I know we're almost all struggling to some degree. There's too much need and not enough to meet it. I don't begrudge anyone who isn't able or simply doesn't want to pay more than they already are. If $10 a month doesn't feel doable for you for whatever reason, that's absolutely fine. I'm unbelievably grateful for everything I've already been given. But if you do want to continue to pay and you have the $10 a month, I would love it if you would go here and resubscribe. I'm sorry there isn't a less clunky and inconvenient method, but this was the best way I could think of to do it without automatically charging everyone and making them cancel if they didn't want to pay anymore. My initial goal was to provide a pay what you want option, but I wasn't able to do that and make it a recurring monthly payment, so instead I've canceled everyone's $5 a month payments and you can either create a new one or remain subscribed only to the free monthly version.

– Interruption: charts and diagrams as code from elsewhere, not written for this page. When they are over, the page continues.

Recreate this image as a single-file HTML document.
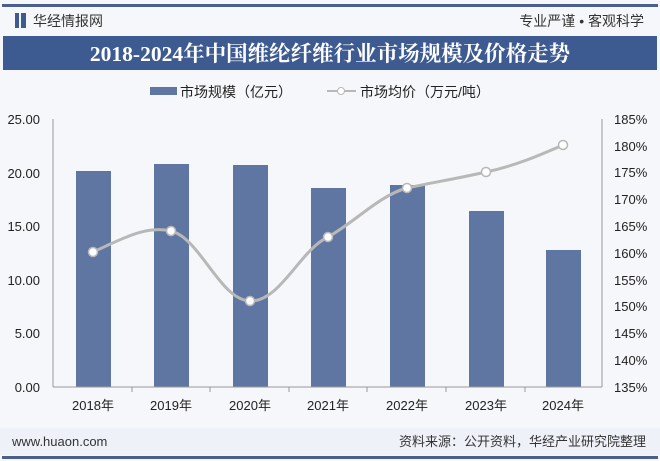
<!DOCTYPE html>
<html><head><meta charset="utf-8"><style>
body{margin:0;width:660px;height:461px;background:#f4f6fa;overflow:hidden;font-family:"Liberation Sans","Noto Sans CJK SC",sans-serif;}
</style></head><body>
<svg width="660" height="461" xmlns="http://www.w3.org/2000/svg" style="position:absolute;left:0;top:0">
<rect width="660" height="461" fill="#f6f7fa"/>
<rect x="2" y="4" width="656" height="3" fill="#4a5f8c"/>
<rect x="15" y="13" width="4" height="15" fill="#3f5a8f"/><rect x="21" y="13" width="5" height="15" fill="#3f5a8f"/>
<text x="33" y="26" font-size="14" fill="#333" font-family="Liberation Sans,Noto Sans CJK SC,sans-serif">华经情报网</text>
<text x="644" y="26" font-size="14" fill="#333" text-anchor="end" font-family="Liberation Sans,Noto Sans CJK SC,sans-serif">专业严谨 • 客观科学</text>
<rect x="3" y="36" width="654" height="34" fill="#3d5a91"/>
<text x="330" y="61" font-size="21.5" fill="#fff" font-weight="bold" text-anchor="middle" font-family="Liberation Serif,Noto Serif CJK SC,serif">2018-2024年中国维纶纤维行业市场规模及价格走势</text>
<rect x="150" y="87" width="27" height="8" fill="#5f76a3"/>
<text x="180" y="97" font-size="14" fill="#222" font-family="Liberation Sans,Noto Sans CJK SC,sans-serif">市场规模（亿元）</text>
<line x1="327" y1="91" x2="356" y2="91" stroke="#b8b8b8" stroke-width="2"/><circle cx="341" cy="91" r="3.5" fill="#fff" stroke="#b8b8b8"/>
<text x="360" y="97" font-size="14" fill="#222" font-family="Liberation Sans,Noto Sans CJK SC,sans-serif">市场均价（万元/吨）</text>
<g font-size="13" fill="#222" font-family="Liberation Sans,sans-serif">
<text x="40" y="124" text-anchor="end">25.00</text>
<text x="40" y="178" text-anchor="end">20.00</text>
<text x="40" y="231" text-anchor="end">15.00</text>
<text x="40" y="285" text-anchor="end">10.00</text>
<text x="40" y="338" text-anchor="end">5.00</text>
<text x="40" y="392" text-anchor="end">0.00</text>
<text x="614" y="124">185%</text><text x="614" y="151">180%</text><text x="614" y="177">175%</text><text x="614" y="204">170%</text><text x="614" y="231">165%</text><text x="614" y="258">160%</text><text x="614" y="285">155%</text><text x="614" y="311">150%</text><text x="614" y="338">145%</text><text x="614" y="365">140%</text><text x="614" y="392">135%</text>
</g>
<line x1="53" y1="119" x2="53" y2="387" stroke="#999"/>
<line x1="602" y1="119" x2="602" y2="387" stroke="#999"/>
<g fill="#5f76a3">
<rect x="76" y="171" width="35" height="216"/>
<rect x="154" y="164" width="35" height="223"/>
<rect x="233" y="165" width="35" height="222"/>
<rect x="311" y="188" width="35" height="199"/>
<rect x="390" y="185" width="35" height="202"/>
<rect x="469" y="211" width="35" height="176"/>
<rect x="546" y="250" width="35" height="137"/>
</g>
<line x1="53" y1="387" x2="602" y2="387" stroke="#999"/>
<g stroke="#999"><line x1="132" y1="387" x2="132" y2="392"/><line x1="210" y1="387" x2="210" y2="392"/><line x1="289" y1="387" x2="289" y2="392"/><line x1="367" y1="387" x2="367" y2="392"/><line x1="446" y1="387" x2="446" y2="392"/><line x1="525" y1="387" x2="525" y2="392"/></g>
<path d="M93,252 C120,240 145,225 171,231 C200,238 220,300 250,301 C280,302 300,250 328,237 C355,222 380,195 407,188 C430,183 460,178 486,172 C515,166 540,155 563,145" fill="none" stroke="#b8b8b8" stroke-width="3"/>
<g fill="#fff" stroke="#b8b8b8" stroke-width="1.5">
<circle cx="93" cy="252" r="4.5"/><circle cx="171" cy="231" r="4.5"/><circle cx="250" cy="301" r="4.5"/><circle cx="328" cy="237" r="4.5"/><circle cx="407" cy="188" r="4.5"/><circle cx="486" cy="172" r="4.5"/><circle cx="563" cy="145" r="4.5"/>
</g>
<g font-size="13" fill="#222" text-anchor="middle" font-family="Liberation Sans,Noto Sans CJK SC,sans-serif">
<text x="93" y="410">2018年</text><text x="171" y="410">2019年</text><text x="250" y="410">2020年</text><text x="328" y="410">2021年</text><text x="407" y="410">2022年</text><text x="486" y="410">2023年</text><text x="563" y="410">2024年</text>
</g>
<rect x="0" y="428" width="660" height="27" fill="#eef1f7"/>
<text x="12" y="446" font-size="13" fill="#333" font-family="Liberation Sans,sans-serif">www.huaon.com</text>
<text x="646" y="446" font-size="13" fill="#333" text-anchor="end" font-family="Liberation Sans,Noto Sans CJK SC,sans-serif">资料来源：公开资料，华经产业研究院整理</text>
<rect x="2" y="456" width="656" height="3" fill="#4a5f8c"/>
</svg>
</body></html>
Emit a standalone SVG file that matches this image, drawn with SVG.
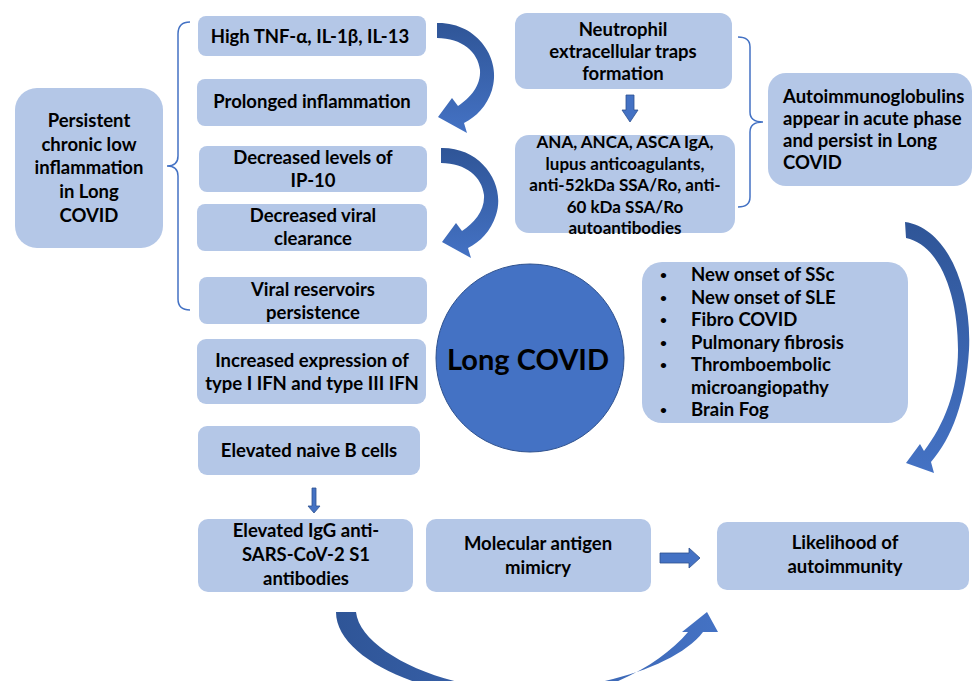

If you choose the latter option but you still want to throw something my way, you can do that on Ko-fi. It's a one-off payment of $3 or more and even that little bit helps. Thank you, truly, for every single dollar. And thank you for subscribing at all, for wanting to read my words at all, even if it's once a month for free. I'm never not amazed that so many people care what I have to say, as personal and specific to me as it often is. I love writing and it's the only thing I feel like I'm actually good at, and to have other people think so too, to a degree that they would have my words sent directly to their inboxes week in and week out, is the dream. Even if this doesn't end up being financially viable for me on a long term basis, I'm still going to keep writing and trying to connect in the ways I know how, and I'm very proud of the things I've written here so far.
I am, as I've mentioned before, bad at follow-through. My digital history is a graveyard of projects I've begun and abandoned, because generating ideas is much easier for me than sticking with them. But I've done this newsletter every week for eight months, and that's tremendous and it's been so fun and fulfilling. If I could find a wealthy patron of the arts who wanted to finance my writing so I could focus on it and also live in the style to which I would like to become accustomed, that would solve all my problems. If you know one, send them my way. In the meantime, we'll try this for a while. $10 a month for four posts, one free and three paid. It sounds like a lot to me, but I'm not good at accurately judging the value of my own work, so you decide.
I promise we're almost done with these housekeeping posts. Working out the kinks is taking some time, but my hope is that once it's done, I'll be able to go back to focusing on the fun things. Playlists and recommendations and feelings and poetry and everything else that makes life worth living. I just have to make sure that I can afford to live it.